Tanto crianças como os adultos gostam de se mascarar e divertem-se a assumir um papel de super-herói, de vilão ou de uma personagem satírica. As máscaras que usamos nos dias de Carnaval e que nos ajudam, nesses dias, a sermos o que quisermos, podem abrir portas para reflectirmos sobre as máscaras que usamos nos restantes dias.

As máscaras que vestimos no dia a dia são uma forma de nos apresentarmos aos outros. Através delas relacionamo-nos com o mundo e com quem está à nossa volta. Contudo, sermos capazes de nos adaptar a diferentes contextos e/ou aos diferentes papéis que desempenhamos no nosso quotidiano (pai/mãe, filho/a, marido/mulher, amigo/a, trabalhador), não significa sermos diferentes pessoas ou sermos quem não somos.

Mas, afinal, que máscaras usamos no nosso dia a dia? Será que tentamos mostrar algo que não somos? Será que escondemos partes de nós ou do que sentimos? Será que apenas mostramos o que outros esperam de nós? Temos de ser sempre fortes ou corajosos? Temos de nos sentir sempre alegres?

“Ter de ser” de determinada maneira é diferente de “querer ser”. “Ter de” relaciona-se com obrigação e, muitas vezes, com a obrigação de corresponder a algo que os outros esperam de nós. De uma forma um pouco mais aprofundada, relaciona-se com uma pressão que colocamos em nós próprios e que pode culminar em auto-crítica. Quanto mais tentamos ser o que temos de ser (ou o que os outros esperam que sejamos), mais nos afastamos de nós próprios.
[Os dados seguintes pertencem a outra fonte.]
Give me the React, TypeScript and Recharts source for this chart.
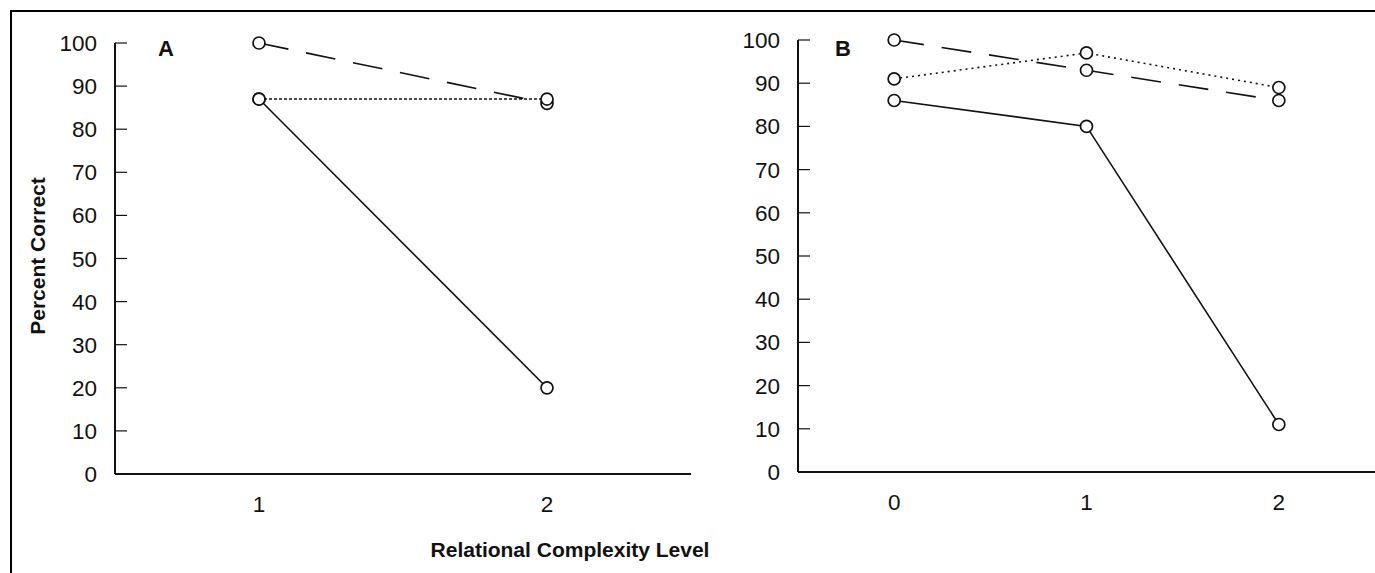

Este processo auto-crítico é, muitas vezes, origem de ansiedade e pode ser trabalhado em terapia. É comum, em processo terapêutico, que as pessoas se apercebam que podiam estar a assumir uma “máscara” e que podiam estar, sem se aperceber, em esforço, a tentar ser o que/quem não são. Por exemplo, podemos pensar no caso de alguém que não se permita sentir e/ou expressar  zanga porque, ao longo do seu desenvolvimento, aprendeu e integrou na sua forma de funcionamento que “as pessoas boas não se zangam”. Como se não existissem momentos na nossa vida em que a zanga é a emoção mais adaptativa. É natural, por exemplo, que nos sintamos zangados e que expressemos essa zanga quando alguém não nos respeita ou quando ultrapassa um limite que colocámos.

Por sua vez, “querer ser” (e posteriormente, simplesmente, ser) relaciona-se com o nosso processo de desenvolvimento. Crescer e sentir que o espaço entre quem somos e quem queremos ser é terreno fértil para concretizar mudança. O espaço entre quem somos e quem queremos ser deve ser mais inspirador do que assustador ou culpabilizante.
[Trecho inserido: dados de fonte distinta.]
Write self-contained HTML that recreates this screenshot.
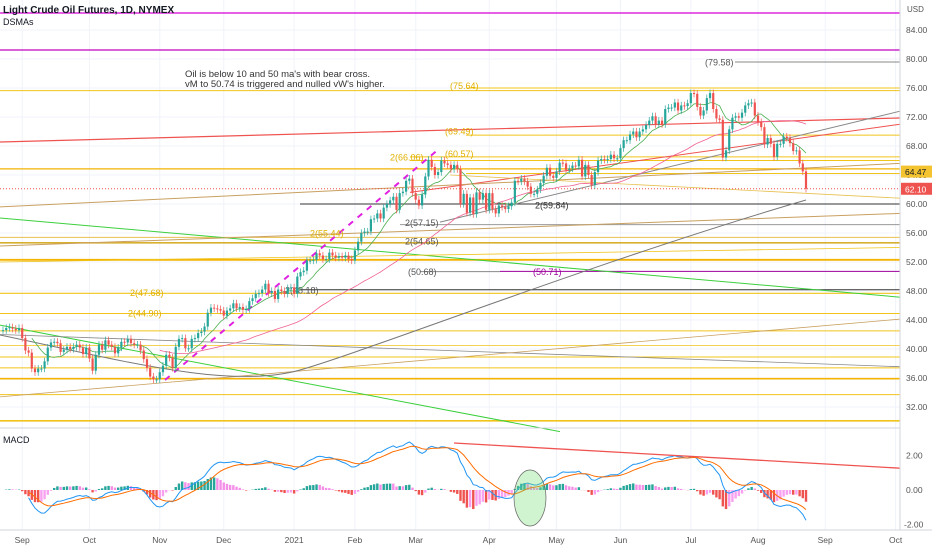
<!DOCTYPE html>
<html><head><meta charset="utf-8"><style>
html,body{margin:0;padding:0;background:#fff;width:932px;height:550px;overflow:hidden;font-family:"Liberation Sans",sans-serif}
svg text{font-family:"Liberation Sans",sans-serif}
</style></head><body>
<svg id="chart" width="932" height="550" xmlns="http://www.w3.org/2000/svg">
<g id="grid"></g>
<g id="levels"></g>
<g id="mas"></g>
<g id="candles"></g>
<g id="macd"></g>
<g id="axes"></g>
<text x="3" y="13" font-size="10" font-weight="bold" fill="#131722">Light Crude Oil Futures, 1D, NYMEX</text>
<text x="3" y="25" font-size="9" fill="#131722">DSMAs</text>
<text x="185" y="77" font-size="9.5" fill="#333">Oil is below 10 and 50 ma's with bear cross.</text>
<text x="185" y="87" font-size="9.5" fill="#333">vM to 50.74 is triggered and nulled vW's higher.</text>
<text x="3" y="443" font-size="9" fill="#131722">MACD</text>
</svg>
<script>
const closes=[42.6,42.9,43.0,42.8,42.6,42.9,
41.5,39.8,39.5,37.3,36.8,37.3,37.3,38.3,40.2,40.9,41.0,40.8,39.6,39.9,40.3,40.0,40.3,40.6,40.2,39.3,40.2,
38.7,37.0,39.2,40.6,39.9,41.2,40.6,40.3,39.4,40.2,41.0,40.9,41.4,40.8,40.6,40.6,39.8,38.6,37.4,36.2,35.8,35.8,
36.8,37.7,39.2,38.8,37.4,40.3,41.4,41.5,40.1,40.1,41.4,41.5,42.2,42.4,43.1,45.0,45.7,45.6,45.5,45.3,
44.6,45.3,45.6,46.3,45.6,45.8,45.4,45.5,46.6,47.0,47.6,47.7,48.2,49.0,47.7,48.0,46.9,48.2,48.0,47.6,48.4,48.5,
47.6,50.0,50.6,50.8,52.2,52.2,52.3,53.2,52.9,52.4,52.4,53.3,52.9,52.6,52.8,52.6,52.9,52.4,52.2,
53.6,54.8,56.0,56.2,56.2,57.9,58.0,58.7,58.0,59.5,60.0,60.5,61.0,59.2,61.5,61.7,63.2,63.5,61.5,
60.6,59.8,61.3,63.8,66.1,65.1,64.0,64.4,66.0,65.6,65.4,64.8,65.4,64.8,60.0,61.4,58.8,60.9,58.6,61.6,60.6,61.5,59.2,
61.5,59.3,58.7,59.8,59.6,59.3,59.7,60.2,63.2,63.1,63.5,63.1,62.4,61.4,61.4,62.0,62.9,63.9,65.0,63.9,63.6,
64.5,65.7,65.6,64.7,64.9,65.3,65.2,66.1,63.8,65.4,64.0,62.6,64.4,66.0,66.2,66.1,66.2,66.8,66.3,66.3,
67.7,68.8,68.8,69.6,70.0,69.2,70.0,70.3,70.9,71.5,72.1,71.0,71.5,71.0,73.1,73.3,73.3,74.0,72.9,73.6,73.5,73.9,
75.3,75.2,73.4,72.2,72.9,74.6,75.3,73.1,71.8,71.6,66.4,67.4,70.3,71.9,72.1,71.9,72.6,73.6,73.9,74.0,72.2,
71.3,70.6,68.2,69.1,68.3,66.5,68.3,68.3,69.3,69.1,68.4,67.3,67.4,65.6,64.5,62.1];
const priceTicks=[84,80,76,72,68,64,60,56,52,48,44,40,36,32];
const macdTicks=[2,0,-2];
const months=["Sep","Oct","Nov","Dec","2021","Feb","Mar","Apr","May","Jun","Jul","Aug","Sep","Oct"];
const monthIdx=[6,27,49,69,91,110,129,152,173,193,215,236,257,279];
const hLevels=[[86.35,0,900,"#d500d5",1.2],[81.24,0,900,"#c000c0",1.2],[79.58,735,900,"#888",1],[75.64,0,900,"#f0c419",1],[76,466,900,"#f0c419",1],[69.5,466,900,"#f0c419",1],[66.5,410,900,"#f0c419",1],[66.0,410,900,"#f0c419",1],[64.85,0,900,"#f4b400",1.3],[64.2,466,900,"#f0c419",1],[60,300,900,"#333",1],[57.15,400,900,"#999",1],[55.4,0,900,"#e8c050",1],[54.65,0,900,"#d8b030",1.6],[52.3,0,900,"#f4b400",1.8],[50.68,420,500,"#888",1],[50.71,500,900,"#9c009c",1],[48.18,300,900,"#333",1],[47.68,0,900,"#f0c419",1.2],[44.9,0,900,"#f0c419",1],[42.5,0,900,"#f0c419",1],[40.5,0,900,"#f0c419",0.8],[38.9,0,900,"#f0c419",1],[37.4,0,900,"#f0c419",1],[35.9,0,900,"#f4b400",1.6],[33.7,0,900,"#f0c419",1],[30.1,0,900,"#f0c419",1.6]];
const diagLines=[[0,68.55,900,71.86,"#ef5350",1.2],[410,61.6,900,71.0,"#ef5350",1],[440,57.5,900,72.8,"#888",1],[0,59.6,900,65.6,"#c9a060",1],[0,58.07,932,46.76,"#3cd03c",1],[0,54.2,900,58.7,"#c9a060",1],[0,52.0,900,54.0,"#f0c419",0.8],[0,43.3,560,28.6,"#3cd03c",1],[0,42.0,932,37.4,"#888",0.8],[0,33.4,932,44.5,"#c9a060",0.8],[450,64.0,900,60.8,"#e8c050",0.8]];
const labels=[["(75.64)",450,76.3,"#e0b000"],["(69.49)",445,70.0,"#e0b000"],["2(66.06)",390,66.4,"#e0b000"],["(60.57)",445,66.9,"#e0b000"],["2(57.15)",405,57.4,"#555"],["2(54.65)",405,54.8,"#555"],["2(55.44)",310,55.9,"#e0b000"],["(50.68)",408,50.6,"#555"],["(50.71)",533,50.6,"#9c009c"],["2(47.68)",130,47.7,"#e0b000"],["2(44.90)",128,44.9,"#e0b000"],["2(48.18)",285,48.1,"#555"],["2(59.84)",535,59.8,"#333"],["(79.58)",705,79.5,"#555"]];
const NS="http://www.w3.org/2000/svg";
const N=closes.length,x0=3,step=(806-3)/(N-1);
const xi=i=>x0+i*step, py=p=>30+(84-p)*7.25, my=v=>490-v*17.25;
function mk(t,a,parent){const e=document.createElementNS(NS,t);for(const k in a)e.setAttribute(k,a[k]);parent.appendChild(e);return e;}
const G=id=>document.getElementById(id);
priceTicks.forEach(p=>{const l=mk('line',{x1:0,x2:900,y1:py(p),y2:py(p),stroke:'#f0f3fa'},G('grid'));

});
monthIdx.forEach(i=>{const l=mk('line',{x1:xi(i),x2:xi(i),y1:0,y2:530,stroke:'#f0f3fa'},G('grid'));

});
hLevels.forEach(h=>{const l=mk('line',{x1:h[1],x2:h[2],y1:py(h[0]),y2:py(h[0]),stroke:h[3],'stroke-width':h[4]},G('levels'));

});
diagLines.forEach(d=>{const l=mk('line',{x1:d[0],y1:py(d[1]),x2:d[2],y2:py(d[3]),stroke:d[4],'stroke-width':d[5]},G('levels'));

});
const dl=mk('line',{x1:165,y1:380,x2:440,y2:148,stroke:'#e020e0','stroke-width':2,'stroke-dasharray':'6,6'},G('levels'));


const cur=mk('line',{x1:0,x2:900,y1:py(closes[N-1]),y2:py(closes[N-1]),stroke:'#ef5350','stroke-dasharray':'1,2'},G('levels'));


const g200=mk('path',{d:'M0,335 C120,360 230,390 300,370 S600,260 806,200',fill:'none',stroke:'#777','stroke-width':1},G('levels'));


labels.forEach(t=>{const e=mk('text',{x:t[1],y:py(t[2])+3,'font-size':9,fill:t[3]},G('levels'));e.textContent=t[0];

});
function sma(n){return closes.map((c,i)=>i<n-1?null:closes.slice(i-n+1,i+1).reduce((a,b)=>a+b,0)/n);}
[[10,'#4caf50'],[50,'#f06292']].forEach(m=>{const v=sma(m[0]);let d='';v.forEach((y,i)=>{if(y!=null)d+=(d?'L':'M')+xi(i).toFixed(1)+','+py(y).toFixed(1);});
const p=mk('path',{d:d,fill:'none',stroke:m[1],'stroke-width':0.8},G('mas'));

});
closes.forEach((c,i)=>{const o=i?closes[i-1]:c;const up=c>=o;const col=up?'#26a69a':'#ef5350';
const hi=Math.max(o,c)+0.5,lo=Math.min(o,c)-0.5;const g=mk('g',{},G('candles'));


mk('line',{x1:xi(i),x2:xi(i),y1:py(hi),y2:py(lo),stroke:col,'stroke-width':0.7},g);
mk('rect',{x:xi(i)-1.1,y:py(Math.max(o,c)),width:2.2,height:Math.max(1,Math.abs(py(o)-py(c))),fill:col},g);});
function ema(a,n){const k=2/(n+1);const r=[];a.forEach((v,i)=>r.push(i?v*k+r[i-1]*(1-k):v));return r;}
const e12=ema(closes,12),e26=ema(closes,26),mline=e12.map((v,i)=>v-e26[i]),sig=ema(mline,9),hist=mline.map((v,i)=>v-sig[i]);
const M=G('macd');
const sep=mk('line',{x1:0,x2:932,y1:428,y2:428,stroke:'#d1d4dc'},M);


hist.forEach((h,i)=>{const prev=i?hist[i-1]:h;const col=h>=0?(h>=prev?'#26a69a':'#f48fe8'):(h<prev?'#ef5350':'#f7a1f0');
const b=mk('rect',{x:xi(i)-1.2,y:Math.min(my(0),my(h*1.1)),width:2.4,height:Math.abs(my(h*1.1)-my(0)),fill:col},M);

});
[[mline,'#2196f3','macd-line'],[sig,'#ff6d00','signal-line']].forEach(s=>{let d='';s[0].forEach((v,i)=>{if(i>=8)d+=(d?'L':'M')+xi(i).toFixed(1)+','+my(v).toFixed(1);});
const p=mk('path',{d:d,fill:'none',stroke:s[1],'stroke-width':1},M);

});
const rl=mk('line',{x1:454,y1:443,x2:932,y2:470,stroke:'#ef5350','stroke-width':1.3},M);


const el=mk('ellipse',{cx:530,cy:498,rx:16,ry:28,fill:'rgba(120,220,120,0.35)',stroke:'#666','stroke-width':0.7},M);


const A=G('axes');
mk('rect',{x:900,y:0,width:32,height:550,fill:'#fff'},A);
mk('line',{x1:900,x2:900,y1:0,y2:530,stroke:'#d1d4dc'},A);
mk('line',{x1:0,x2:932,y1:530,y2:530,stroke:'#d1d4dc'},A);
const usd=mk('text',{x:907,y:12,'font-size':8,fill:'#555'},A);usd.textContent='USD';


priceTicks.forEach(p=>{const t=mk('text',{x:906,y:py(p)+3,'font-size':8.5,fill:'#555'},A);t.textContent=p.toFixed(2);

});
macdTicks.forEach(v=>{const t=mk('text',{x:v<0?904:906,y:my(v)+3,'font-size':8.5,fill:'#555'},A);t.textContent=v.toFixed(2);

});
[[64.47,'#f4c430','#131722'],[closes[N-1],'#ef5350','#fff']].forEach(b=>{const g=mk('g',{},A);


mk('rect',{x:901,y:py(b[0])-6,width:31,height:12,fill:b[1]},g);
const t=mk('text',{x:905,y:py(b[0])+3.5,'font-size':8.5,fill:b[2]},g);t.textContent=b[0].toFixed(2);});
months.forEach((m,i)=>{const t=mk('text',{x:xi(monthIdx[i]),y:543,'font-size':8.5,fill:'#555','text-anchor':'middle'},A);t.textContent=m;

});
</script>
</body></html>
Se as máscaras anularem a pessoa que somos, podendo mesmo fazer-nos esquecer dela, criam um progressivo sofrimento psicológico. Se as máscaras nos prendem e nos tornam pouco livres para sentir e assumir a nossa identidade, vulnerabilizam-nos mais do que nos protegem. A pessoa que somos e os papéis que assumimos devem ser aqueles que escolhermos, de forma a que todos os dias possamos ser livremente o que quisermos. Tão natural como escolher que personagem ser nos dias de Carnaval.